В словах Ефройкина отражается неразрешимый парадокс, заложенный в политических требованиях еврейской интеллигенции последних десятилетий Российской империи. Еврейские интеллигенты, как это вообще было присуще российской интеллигенции, спорили между собой о том, кто наилучшим образом понимает нужды и чаяния своего народа. Разумеется, в ту пору в Российской империи не существовало единого типа «еврейского интеллигента»: евреи присоединялись к самым разным политическим течениям, а чаще и вовсе не следовали никакой идеологии. Тем не менее можно вычленить ряд проблем и задач, которые занимали политически активную часть еврейских интеллигентов на закате империи, и первой среди этих задач окажется реформа и восстановление общинной автономии. Ефройкин понимал, сколь сильно искушение отвернуться от традиции, и утверждал: поскольку противостоять этому стремлению невозможно, его следует направить на преобразование общины.
Реформирование Российской империи все еще оставалось открытым вопросом (должно ли оно произойти и если да, то когда и в каком направлении), и еврейские интеллигенты обсуждали, как евреи могут повлиять на этот процесс и как он повлияет на них. Те, кто искал «национальную идею», сами уже принадлежали современному миру и, естественно, полагали, что эмансипация позволит войти в этот мир и основной части российского еврейства. Нравилось им это или нет, российским евреям все равно предстояло войти в современную эпоху, так что интеллигенция напряженно размышляла о том, каких решений это потребует. Наиболее радикальные социалисты предпочли бы вовсе порвать с религиозной традицией; ортодоксально религиозное (возникшее позднее радикальных групп) движение Агудат Исраэль (Союз Израиля, др. — евр.), напротив, пыталось защитить традицию. Но для многих евреев национализм стал мостом между миром традиции и современностью. Автономизм (в разных его версиях) как движение возникает, таким образом, из адаптации традиционных концепций еврейской общины и еврейского народа к требованиям модернизации.
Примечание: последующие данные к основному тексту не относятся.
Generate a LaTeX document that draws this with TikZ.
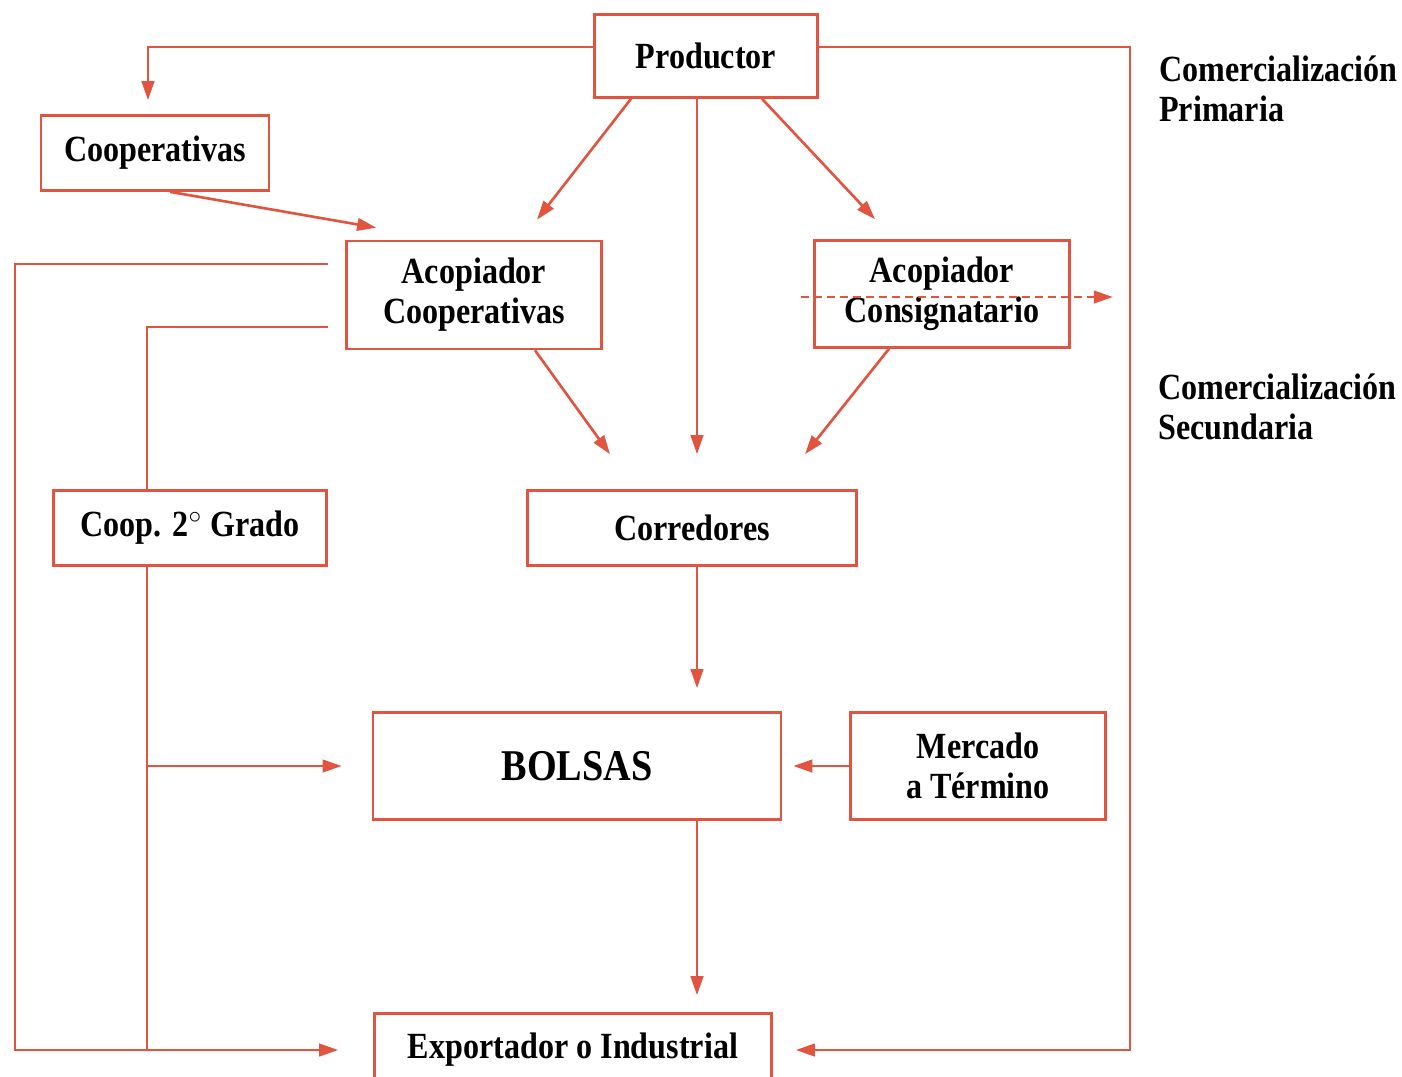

На практическом уровне автономизм пытался преобразовать традиционную корпоративную и сословную систему в светские институты национального самоуправления, которые послужили бы основой еврейской автономии в современном государстве. Наконец, автономия стала восприниматься как наилучшая защита от реальной или воображаемой угрозы ассимиляции, то есть от того последствия модернизации, которое в наибольшей степени беспокоило еврейскую интеллигенцию в России.
Определение национализма в позднеимперской и послереволюционной России
Исторические объяснения национализма в первую очередь зависят от определения самого термина. Следует ли понимать национализм как коллективное стремление к суверенитету? Представляет ли он собой попытку различных групп добиться совпадения государственных границ с этническими? Или же это просто чувство принадлежности к некой общности? Каждый вопрос предполагает собственную версию происхождения национализма и его связи с модернизацией, и для меня именно в этом заключается фундаментальная проблема всех широко цитируемых теоретиков национализма[11]. Отметим, что один из главных теоретиков Бунда Владимир Медем пришел к сходному выводу в ходе дебатов начала ХХ века о том, как следует определять национализм и еврейскую нацию: «Очевидно, что спор бесплоден, ибо каждый исходит из того, что надо доказать. Строит свое определение нации на основе признаков, а сумму признаков выводит из определения нации…»[12]
11
В особенности Бенедикта Андерсона, Роджерса Брубейкера, Эрнеста Геллнера, Лии Гринфельд, Эрика Хобсбаума, Мирослава Хроха и Энтони Смита.